Qualifiers総合順位が4~10位の7つの「OWL」チームで行われるトーナメント。1位と2位のチームがPlayoffsへの進出権を獲得できます。東部と比べると順位争いがかなり険しい印象です。

ここがポイント!
Spring Stageの総決算「MSM」は東部2チーム・西部4チームの計6チームで行われましたが、2023年度総決算にあたるPlayoffsは計8チームで行われます。Play-Insにて追加分の数枠を争う形になっています。

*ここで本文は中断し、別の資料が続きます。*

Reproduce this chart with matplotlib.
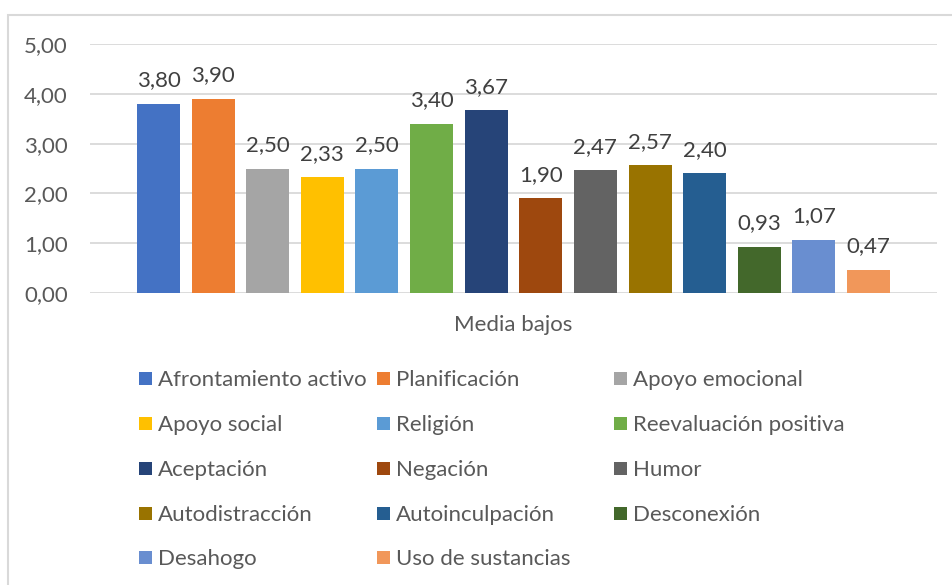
import matplotlib.pyplot as plt
from matplotlib.patches import Rectangle
import numpy as np

# Estrategias de afrontamiento y su media (grupo bajos)
estrategias = ['Afrontamiento activo', 'Planificación', 'Apoyo emocional',
               'Apoyo social', 'Religión', 'Reevaluación positiva',
               'Aceptación', 'Negación', 'Humor',
               'Autodistracción', 'Autoinculpación', 'Desconexión',
               'Desahogo', 'Uso de sustancias']
medias = [3.80, 3.90, 2.50, 2.33, 2.50, 3.40, 3.67, 1.90, 2.47, 2.57, 2.40, 0.93, 1.07, 0.47]
categoria = 'Media bajos'

colores = ['#4472C4', '#ED7D31', '#A5A5A5', '#FFC000', '#5B9BD5', '#70AD47',
           '#264478', '#9E480E', '#636363', '#997300', '#255E91', '#43682B',
           '#698ED0', '#F1975A']

plt.rcParams['font.family'] = ['Lato', 'DejaVu Sans']
texto = '#595959'
fs = 16

fig = plt.figure(figsize=(9.53, 5.85), dpi=100)
W, H = 953, 585

# marco gris del area del grafico
fig.patches.append(Rectangle((8 / W, -0.1), 1.1, 1.1 - 15 / H, transform=fig.transFigure,
                             fill=False, edgecolor='#D9D9D9', linewidth=1.5))

ax = fig.add_axes([90 / W, (H - 293) / H, (937 - 90) / W, (293 - 44) / H])

n = len(medias)
pos = np.arange(n) - (n - 1) / 2
barras = ax.bar(pos, medias, width=43 / 54.6, color=colores, zorder=3)

ax.set_xlim(-7.755, 7.755)
ax.set_ylim(0, 5)
ax.set_yticks(np.arange(0, 6, 1))
ax.set_yticklabels([f'{v:.2f}'.replace('.', ',') for v in np.arange(0, 6, 1)])
ax.set_xticks([])
ax.grid(axis='y', color='#D9D9D9', linewidth=1.3, zorder=0)
for s in ax.spines.values():
    s.set_visible(False)
ax.tick_params(axis='y', length=0, pad=16, labelsize=fs, labelcolor=texto)

# etiquetas de datos
for b, v in zip(barras, medias):
    ax.annotate(f'{v:.2f}'.replace('.', ','), (b.get_x() + b.get_width() / 2, v),
                xytext=(0, 9.5), textcoords='offset points', ha='center', va='bottom',
                fontsize=fs, color='#404040')

fig.text(513 / W, 1 - 325 / H, categoria, ha='center', va='center', fontsize=fs, color=texto)

# leyenda en tres columnas
col_x = [139, 377, 614]
fila_y = [378, 423, 468, 513, 557]
for i, (nombre, c) in enumerate(zip(estrategias, colores)):
    x = col_x[i % 3]
    y = fila_y[i // 3]
    fig.patches.append(Rectangle((x / W, 1 - (y + 6.5) / H), 13 / W, 13 / H,
                                 transform=fig.transFigure, facecolor=c, edgecolor='none'))
    fig.text((x + 19) / W, 1 - y / H, nombre, ha='left', va='center_baseline',
             fontsize=fs, color=texto)

fig.savefig('out.png', dpi=100)
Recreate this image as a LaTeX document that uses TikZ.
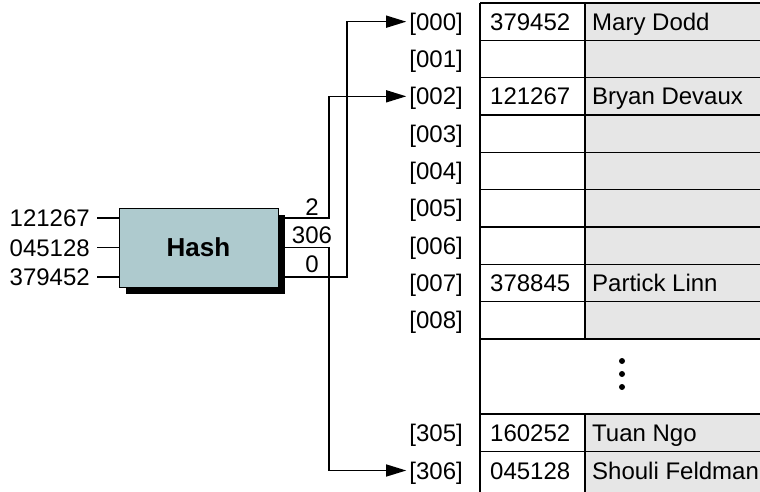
\documentclass[tikz,border=0pt]{standalone}
\usepackage{fontspec}
\setmainfont{Liberation Sans}
\usetikzlibrary{arrows.meta,shadows}
\definecolor{hashfill}{RGB}{174,202,206}
\definecolor{cellgray}{RGB}{230,230,230}
\begin{document}
\begin{tikzpicture}[x=1pt,y=-1pt,
  font=\fontsize{24}{28}\selectfont,
  wire/.style={line width=1.3pt},
  arr/.style={wire,-{Triangle[length=20pt,width=12pt]}},
  grid/.style={line width=1.3pt},
  idx/.style={anchor=base east, inner xsep=3pt, inner ysep=0pt},
  cell/.style={anchor=base west, inner sep=0pt},
  inlabel/.style={anchor=base east, inner xsep=7pt, inner ysep=0pt},
  outlabel/.style={anchor=south, inner sep=0pt},
  hashbox/.style={draw, line width=0.8pt, fill=hashfill, minimum width=159pt, minimum height=79pt,
    drop shadow={shadow xshift=7pt, shadow yshift=-7pt, fill=black, opacity=1},
    font=\fontsize{26}{30}\selectfont\bfseries},
  dot/.style={fill=black}
]
\clip (0,0) rectangle (760,492);
\fill[white] (0,0) rectangle (760,492);

% table background
\fill[cellgray] (585,3) rectangle (770,339);
\fill[cellgray] (585,414) rectangle (770,500);

% grid
\draw[grid] (480,3) -- (480,500);
\draw[grid] (585,3) -- (585,339);
\draw[grid] (585,414) -- (585,500);
\foreach \i in {0,...,9} \draw[grid] (480,{3+37.33*\i}) -- (770,{3+37.33*\i});
\draw[grid] (480,414) -- (770,414);
\draw[grid] (480,451.7) -- (770,451.7);

% index labels (baseline = row centre + 8.5)
\foreach \n/\i in {000/0,001/1,002/2,003/3,004/4,005/5,006/6,007/7,008/8}
  \node[idx] (i\n) at (466,{3+37.33*(\i+0.5)+8.5}) {[\n]};
\node[idx] (i305) at (466,441.5) {[305]};
\node[idx] (i306) at (466,479) {[306]};

% cell contents
\node[cell] (k000) at (490,30.2) {379452};
\node[cell] (n000) at (592,30.2) {Mary Dodd};
\node[cell] (k002) at (490,104.8) {121267};
\node[cell] (n002) at (592,104.8) {Bryan Devaux};
\node[cell] (k007) at (490,291.5) {378845};
\node[cell] (n007) at (592,291.5) {Partick Linn};
\node[cell] (k305) at (490,441.5) {160252};
\node[cell] (n305) at (592,441.5) {Tuan Ngo};
\node[cell] (k306) at (490,479) {045128};
\node[cell] (n306) at (592,479) {Shouli Feldman};

% ellipsis
\fill[dot] (622,361) circle (3pt);
\fill[dot] (622,374) circle (3pt);
\fill[dot] (622,387) circle (3pt);

% hash box
\node[hashbox] (hash) at (198.5,247.5) {Hash};

% inputs
\node[inlabel] (in1) at (97,226.5) {121267};
\node[inlabel] (in2) at (97,256) {045128};
\node[inlabel] (in3) at (97,285.5) {379452};
\draw[wire] (in1.east |- 0,218) -- (hash.west |- 0,218);
\draw[wire] (in2.east |- 0,247.5) -- (hash.west |- 0,247.5);
\draw[wire] (in3.east |- 0,277) -- (hash.west |- 0,277);

% outputs
\coordinate (c2) at (329,218);
\coordinate (c306) at (329,247.5);
\coordinate (c0) at (347,277);
\draw[arr] (hash.east |- c2) -- (c2) |- ([yshift=8.5pt]i002.base west);
\draw[arr] (hash.east |- c306) -- (c306) |- ([yshift=8.5pt]i306.base west);
\draw[arr] (hash.east |- c0) -- (c0) |- ([yshift=8.5pt]i000.base west);

\node[outlabel] (o2) at (312,215.5) {2};
\node[outlabel] (o306) at (312,243.5) {306};
\node[outlabel] (o0) at (312,272.5) {0};
\end{tikzpicture}
\end{document}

OWL Playoffs & Grand FInals



「OWL2023」の総まとめとなる『OW2』最大の大会。ロゴにも表示されている通り、カナダのトロントにあるMattamy Athletic Centre(メープルリーフガーデンズ)にて行われます。ここでようやく東部と西部が合流し、オフライン会場にて雌雄を決します。Playoffs開催期間が9月28~30日、Grand Finalsが10月1日となります。

Playoffs

グループ1とグループ2に分かれてのダブルエリミネーション方式のトーナメント。各グループの上位2チームがGrand Finalsに進出できます。それ以外のチームはここで敗退となります。

Grand Finals

計4チームで行われるダブルエリミネーション方式のトーナメント。ここでようやく「OWL2023」のチャンピオンが決定します。

ここがポイント!
オフライン会場で開催される公式大会は「MSM」(前期総決算)と、Playoffs(2023年度総決算)だけなので、オフライン慣れしているかどうかがかなり重要です。
オンラインではデスク周りの環境や機材を整えやすいですが、オフラインではそうはいきません。悪環境でも普段通りのパフォーマンスを発揮できるようなチームが強いので、下馬評も覆りやすいです。


最後に


以上が「OWL2023」の全体的な流れとなります。ただし、「OWL」は年度ごとに形式や名称が少し変わるので、注意は必要です。

2024年度の「OWL」がどのような形式で進んでいくのかは現時点ではほとんど予測できませんので、あくまで「OWL2023」の大会概要として参考いただければと思います。